● WHAT YOU SHOULD DO: Return the material exactly as supplied, apart from the pictures, which are omitted.
··· DATASET EXCERPT ···
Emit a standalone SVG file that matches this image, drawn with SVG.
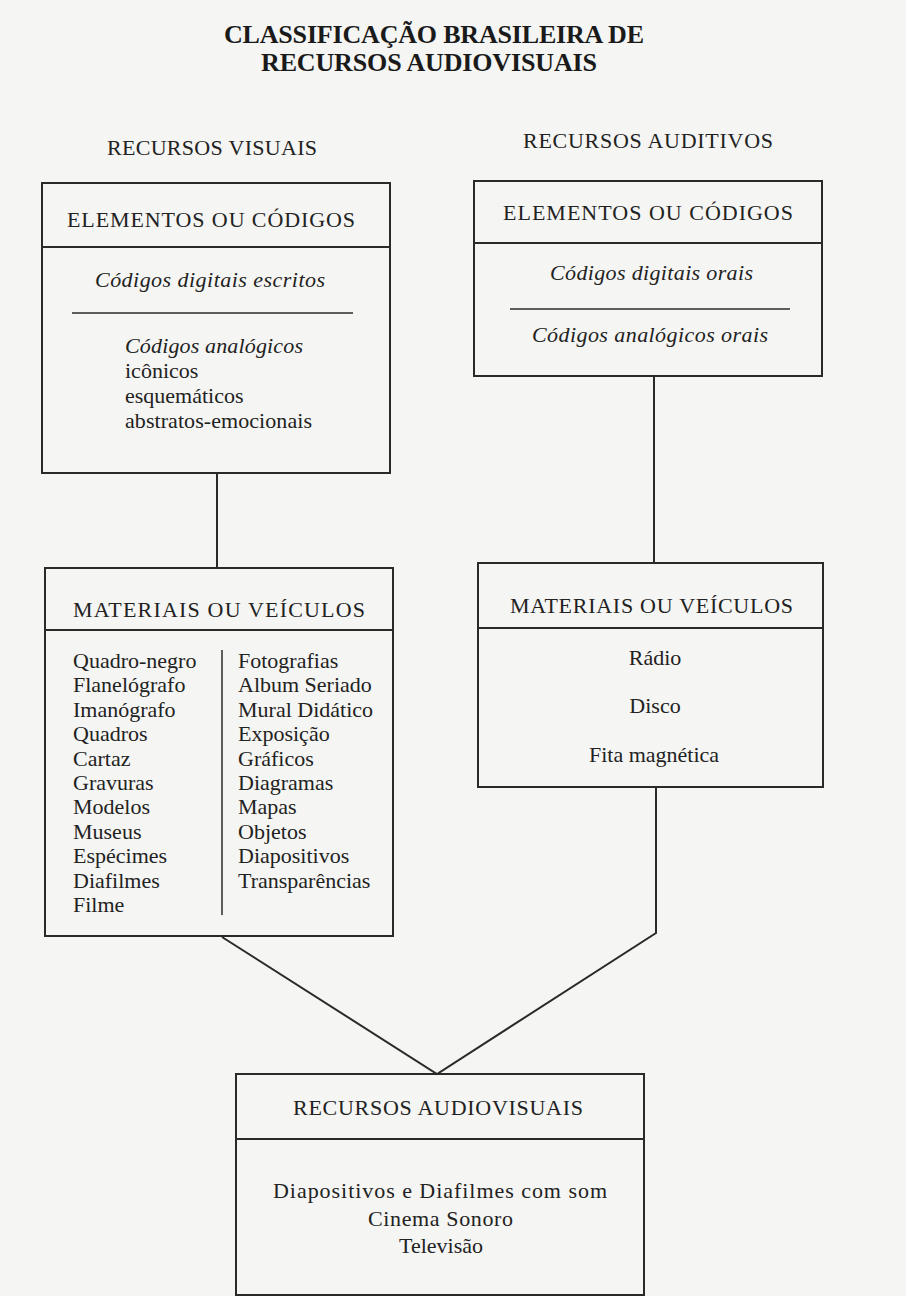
<svg xmlns="http://www.w3.org/2000/svg" width="906" height="1296" viewBox="0 0 906 1296">
<style>
text{font-family:"Liberation Serif","DejaVu Serif",serif;fill:#222;font-size:22px}
.title{font-weight:bold;font-size:26px;fill:#1a1a1a}
.hd{font-size:22px}
.it{font-style:italic}
.c{text-anchor:middle}
.box{fill:none;stroke:#2a2a2a;stroke-width:2}
.ln{stroke:#2a2a2a;stroke-width:2;fill:none}
.thin{stroke:#2a2a2a;stroke-width:1.5;fill:none}
</style>
<rect x="0" y="0" width="906" height="1296" fill="#f5f5f3"/>

<g id="title">
<text class="title" x="224" y="43" textLength="420">CLASSIFICAÇÃO BRASILEIRA DE</text>
<text class="title" x="261" y="71" textLength="336">RECURSOS AUDIOVISUAIS</text>
</g>

<g id="label-visuais"><text class="hd" x="107" y="155" textLength="210">RECURSOS VISUAIS</text></g>
<g id="label-auditivos"><text class="hd" x="523" y="148" textLength="250">RECURSOS AUDITIVOS</text></g>

<g id="connectors">
<line class="ln" x1="217" y1="473" x2="217" y2="568"/>
<line class="ln" x1="654" y1="376" x2="654" y2="563"/>
<polyline class="ln" points="222,937 437,1074 656,933 656,787"/>
</g>

<g id="visuais-elementos">
<rect class="box" x="42" y="183" width="348" height="290"/>
<line class="ln" x1="42" y1="247" x2="390" y2="247"/>
<text class="hd" x="67" y="227" textLength="288">ELEMENTOS OU CÓDIGOS</text>
<text class="it" x="95" y="287" textLength="230">Códigos digitais escritos</text>
<line class="thin" x1="72" y1="313" x2="353" y2="313"/>
<text class="it" x="125" y="353" textLength="178">Códigos analógicos</text>
<text x="125" y="378">icônicos</text>
<text x="125" y="403">esquemáticos</text>
<text x="125" y="428" textLength="187">abstratos-emocionais</text>
</g>

<g id="auditivos-elementos">
<rect class="box" x="474" y="181" width="348" height="195"/>
<line class="ln" x1="474" y1="243" x2="822" y2="243"/>
<text class="hd" x="503" y="220" textLength="290">ELEMENTOS OU CÓDIGOS</text>
<text class="it" x="550" y="280" textLength="203">Códigos digitais orais</text>
<line class="thin" x1="510" y1="309" x2="790" y2="309"/>
<text class="it" x="532" y="342" textLength="236">Códigos analógicos orais</text>
</g>

<g id="visuais-materiais">
<rect class="box" x="45" y="568" width="348" height="368"/>
<line class="ln" x1="45" y1="630" x2="393" y2="630"/>
<text class="hd" x="73" y="617" textLength="292">MATERIAIS OU VEÍCULOS</text>
<line class="thin" x1="222" y1="650" x2="222" y2="915"/>
<text x="73" y="668">Quadro-negro</text>
<text x="73" y="692">Flanelógrafo</text>
<text x="73" y="717">Imanógrafo</text>
<text x="73" y="741">Quadros</text>
<text x="73" y="766">Cartaz</text>
<text x="73" y="790">Gravuras</text>
<text x="73" y="814">Modelos</text>
<text x="73" y="839">Museus</text>
<text x="73" y="863">Espécimes</text>
<text x="73" y="888">Diafilmes</text>
<text x="73" y="912">Filme</text>
<text x="238" y="668">Fotografias</text>
<text x="238" y="692">Album Seriado</text>
<text x="238" y="717">Mural Didático</text>
<text x="238" y="741">Exposição</text>
<text x="238" y="766">Gráficos</text>
<text x="238" y="790">Diagramas</text>
<text x="238" y="814">Mapas</text>
<text x="238" y="839">Objetos</text>
<text x="238" y="863">Diapositivos</text>
<text x="238" y="888">Transparências</text>
</g>

<g id="auditivos-materiais">
<rect class="box" x="478" y="563" width="345" height="224"/>
<line class="ln" x1="478" y1="628" x2="823" y2="628"/>
<text class="hd" x="510" y="613" textLength="283">MATERIAIS OU VEÍCULOS</text>
<text class="c" x="655" y="665">Rádio</text>
<text class="c" x="655" y="713">Disco</text>
<text class="c" x="654" y="762">Fita magnética</text>
</g>

<g id="audiovisuais">
<rect class="box" x="236" y="1074" width="408" height="221"/>
<line class="ln" x1="236" y1="1139" x2="644" y2="1139"/>
<text class="hd" x="293" y="1115" textLength="290">RECURSOS AUDIOVISUAIS</text>
<text x="273" y="1198" textLength="334">Diapositivos e Diafilmes com som</text>
<text x="368" y="1226" textLength="145">Cinema Sonoro</text>
<text x="399" y="1253" textLength="84">Televisão</text>
</g>
</svg>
···
● WRITTEN RESPONSE:
Emit a standalone SVG file that matches this image, drawn with SVG.
<svg xmlns="http://www.w3.org/2000/svg" width="906" height="1296" viewBox="0 0 906 1296">
<style>
text{font-family:"Liberation Serif","DejaVu Serif",serif;fill:#222;font-size:22px}
.title{font-weight:bold;font-size:26px;fill:#1a1a1a}
.hd{font-size:22px}
.it{font-style:italic}
.c{text-anchor:middle}
.box{fill:none;stroke:#2a2a2a;stroke-width:2}
.ln{stroke:#2a2a2a;stroke-width:2;fill:none}
.thin{stroke:#2a2a2a;stroke-width:1.5;fill:none}
</style>
<rect x="0" y="0" width="906" height="1296" fill="#f5f5f3"/>

<g id="title">
<text class="title" x="224" y="43" textLength="420">CLASSIFICAÇÃO BRASILEIRA DE</text>
<text class="title" x="261" y="71" textLength="336">RECURSOS AUDIOVISUAIS</text>
</g>

<g id="label-visuais"><text class="hd" x="107" y="155" textLength="210">RECURSOS VISUAIS</text></g>
<g id="label-auditivos"><text class="hd" x="523" y="148" textLength="250">RECURSOS AUDITIVOS</text></g>

<g id="connectors">
<line class="ln" x1="217" y1="473" x2="217" y2="568"/>
<line class="ln" x1="654" y1="376" x2="654" y2="563"/>
<polyline class="ln" points="222,937 437,1074 656,933 656,787"/>
</g>

<g id="visuais-elementos">
<rect class="box" x="42" y="183" width="348" height="290"/>
<line class="ln" x1="42" y1="247" x2="390" y2="247"/>
<text class="hd" x="67" y="227" textLength="288">ELEMENTOS OU CÓDIGOS</text>
<text class="it" x="95" y="287" textLength="230">Códigos digitais escritos</text>
<line class="thin" x1="72" y1="313" x2="353" y2="313"/>
<text class="it" x="125" y="353" textLength="178">Códigos analógicos</text>
<text x="125" y="378">icônicos</text>
<text x="125" y="403">esquemáticos</text>
<text x="125" y="428" textLength="187">abstratos-emocionais</text>
</g>

<g id="auditivos-elementos">
<rect class="box" x="474" y="181" width="348" height="195"/>
<line class="ln" x1="474" y1="243" x2="822" y2="243"/>
<text class="hd" x="503" y="220" textLength="290">ELEMENTOS OU CÓDIGOS</text>
<text class="it" x="550" y="280" textLength="203">Códigos digitais orais</text>
<line class="thin" x1="510" y1="309" x2="790" y2="309"/>
<text class="it" x="532" y="342" textLength="236">Códigos analógicos orais</text>
</g>

<g id="visuais-materiais">
<rect class="box" x="45" y="568" width="348" height="368"/>
<line class="ln" x1="45" y1="630" x2="393" y2="630"/>
<text class="hd" x="73" y="617" textLength="292">MATERIAIS OU VEÍCULOS</text>
<line class="thin" x1="222" y1="650" x2="222" y2="915"/>
<text x="73" y="668">Quadro-negro</text>
<text x="73" y="692">Flanelógrafo</text>
<text x="73" y="717">Imanógrafo</text>
<text x="73" y="741">Quadros</text>
<text x="73" y="766">Cartaz</text>
<text x="73" y="790">Gravuras</text>
<text x="73" y="814">Modelos</text>
<text x="73" y="839">Museus</text>
<text x="73" y="863">Espécimes</text>
<text x="73" y="888">Diafilmes</text>
<text x="73" y="912">Filme</text>
<text x="238" y="668">Fotografias</text>
<text x="238" y="692">Album Seriado</text>
<text x="238" y="717">Mural Didático</text>
<text x="238" y="741">Exposição</text>
<text x="238" y="766">Gráficos</text>
<text x="238" y="790">Diagramas</text>
<text x="238" y="814">Mapas</text>
<text x="238" y="839">Objetos</text>
<text x="238" y="863">Diapositivos</text>
<text x="238" y="888">Transparências</text>
</g>

<g id="auditivos-materiais">
<rect class="box" x="478" y="563" width="345" height="224"/>
<line class="ln" x1="478" y1="628" x2="823" y2="628"/>
<text class="hd" x="510" y="613" textLength="283">MATERIAIS OU VEÍCULOS</text>
<text class="c" x="655" y="665">Rádio</text>
<text class="c" x="655" y="713">Disco</text>
<text class="c" x="654" y="762">Fita magnética</text>
</g>

<g id="audiovisuais">
<rect class="box" x="236" y="1074" width="408" height="221"/>
<line class="ln" x1="236" y1="1139" x2="644" y2="1139"/>
<text class="hd" x="293" y="1115" textLength="290">RECURSOS AUDIOVISUAIS</text>
<text x="273" y="1198" textLength="334">Diapositivos e Diafilmes com som</text>
<text x="368" y="1226" textLength="145">Cinema Sonoro</text>
<text x="399" y="1253" textLength="84">Televisão</text>
</g>
</svg>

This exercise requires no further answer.